Spreading the news and gathering support

Within hours, citizens who have uncomfortably familiar networks for spreading bad news, swung into action. Modern technology as the bearer of bad news: text messages, internet, social networking sites. By midnight a group of local gays spearheaded an initiative to have Facebook profile pictures changed in support of the victims: vanity gave way as countless scrapped snaps of their best pose in favour of  pride flag images adorned with black ribbons and memorial candles.  By 8am the following morning, less than 12 hours after the city was ripped from its lazy summer slumber, the work turned to gathering support for a speedily convened rally in the city’s heart.

At 16.30 people began assembling on Rothschild: a leafy tree lined boulevard dominated in the middle by a pedestrian thoroughfare, a kind of year round gathering place where locals sit on benches in deep conversation, ride bicycles, drink coffee and play Bocce. The Aguda building, scene of the prior evening’s sinister events, is tucked into a side street less than 50 meters away.

Shortly before the anointed start time the crowd had the appearance of a low level sit in. A core of passionate activists gathered chanting choruses of “In pride, without fear” and other emotionally charged catchphrases. By the time the official program of speakers got underway the gathering had shifted dramatically in form, its scale well and truly symbolizing a community and city mobilized. Traffic was forcibly stopped as the crowd spilled out covering the boulevard from pavement to pavement.

A list of high profile MP’s came to speak, including a former Education Minister as well as Israel’s only openly gay Member of Parliament. And then there was Tzipi (Livni). The charismatic National Opposition Leader addressed the crowd with a passionate conviction. In one of the most poignant commentaries of the afternoon she urged the community to see “this crime as a turning point” and expressed the hope that it “give the strength to everyone in the gay community to live their lives… give strength to a child to go to his parents and say: ‘I am gay’ or ‘I am lesbian’.” In other parts of the country, strong statements given by both the Prime Minister and the President completed a triad of condemnation from the nation’s top political powerbrokers.

A tolerance that runs deep

They spoke about the many things to be learnt from a tragedy like this. Strong voices that talked of how this event will mobilize the community; how we need to fight for more rights, more acceptance and a tolerance that runs deeper and ultimately permeates well beyond a few square inner city miles. Although borne of the desire to see something good ultimately come out of something so heinous, there is no denying the necessity of these calls to action. In this sense, Tel Aviv is not so unlike many other bastions of tolerance around the globe.

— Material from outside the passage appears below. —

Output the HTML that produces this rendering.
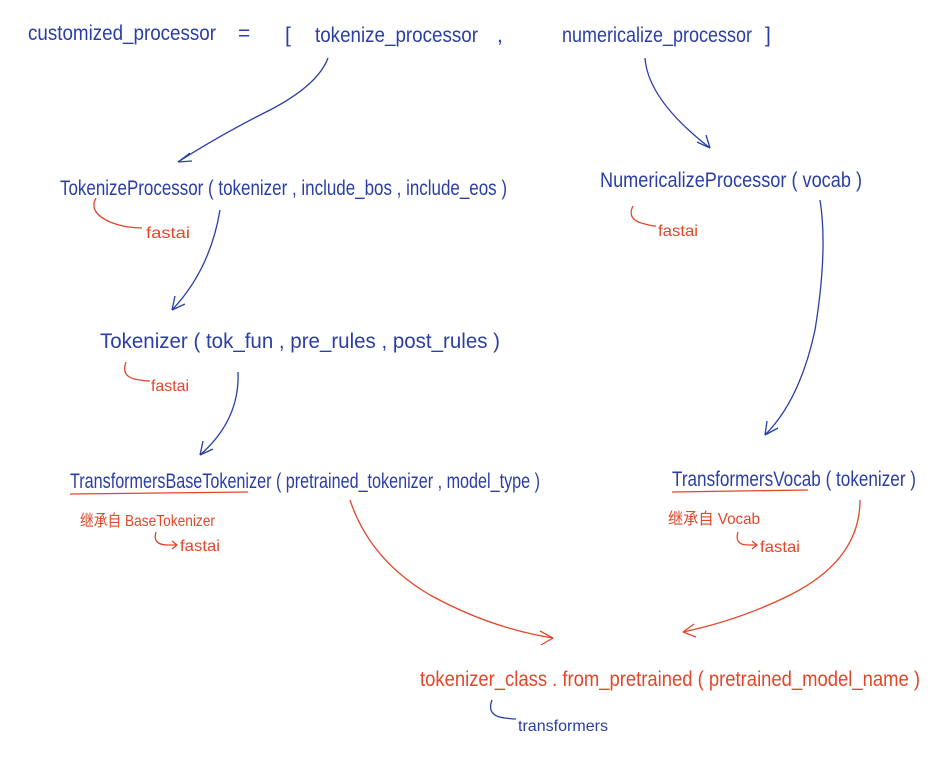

In addition to the demands for a better tomorrow, there is much talk on the street here about the things to remember and contemplate: like the young man and woman who lost their lives as the result of a brutal crime; the random and inexplicable nature of evil that sometimes rears its head in even the most civilized of societies; and some of the deeper prejudices those actions may or may not represent.

But when the shock wears off, one of the most important things will be for this city to not self-flagellate, – to ensure it remembers the value of what it has managed to construct. That in the moments before and after the tranquility of a summer evening were shattered by a violent crime, there were many symbols of a place that, on most days, provides a secure, accepting and free environment for gays and non-gays alike to live: an open celebration of life in a beachside bar; a forum of support for the newest members of the community; the sort of people that would mobilize in an instant in support of their own; and a National Opposition leader who is willing to come out at a moment’s notice in support of a group whose mere existence often polarizes the electorate.

That in the middle of one of the most troublesome regions in the world there exists a place like this is a reason for Tel Aviv to retain a sense of pride amidst all the work still to be done.